About three months ago I stumbled across Lindsey Brin's website and I have not looked back.  I worked on my four weeks free and ended up joining her workout portal.  This experience has left me feeling like high school me all over again.  In three months I have added calories to eat about 1800 a day.  Learned how to balance my eating.  Then paired down my calories to suit my size better, 1500.  I used calorie count at about.com to assist me in this process because it tell you what specific nutrients might be lacking in one's diet.  It also lets one set the diet to lactation so  I do not have to be scared I will not have enough milk.  I still eat a bit over my recommended amount, just to make sure I have enough fuel to breastfeed.

In three months the scale has gone from 134 pounds to 126.  I started this last pregnancy at 125 so if this had been my first baby I would be almost back to my weight.  I have also seen my waistline go from 33 inches to 29 inches.  My clothing basically fits and I am in the best shape I have felt since my last cross country season.  So even though I have quite a bit more work to do, I would say that this has really helped me out a lot.
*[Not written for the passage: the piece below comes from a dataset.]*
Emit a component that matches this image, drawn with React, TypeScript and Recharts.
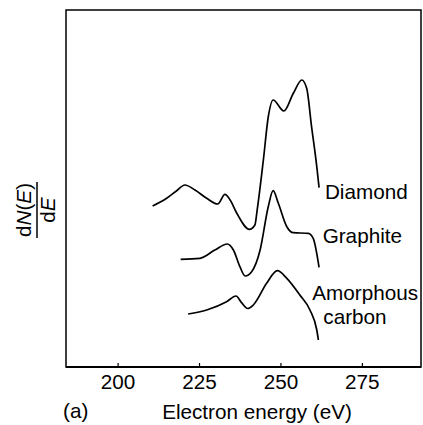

I feel like there is tons of education revolving around pregnancy and how to eat, but there is a black hole when it comes to the following years.  For one thing, it is hard to find studies on women who have babies close together and how their recovery compares to those who have one baby and then three years later have another.  Then I have yet to find a good testimony of someone who has had five babies in seven years and recovered back to a normal person again.  So here goes, I will be honest with my story.  I look forward to hopefully being able to say that pregnancy has made me the strongest version of me ever. 

1 comment:

  1. Thanks for sharing this, Marion. It IS something we as women face. I haven't had children, and I even struggle sometimes with the scale not showing the same number as it did when I was in high school and swimming 9 practices a week!
    I rarely ever weigh myself now, but go by how my body functions and feels. For the most part, my body feels healthier in its current state than it ever has.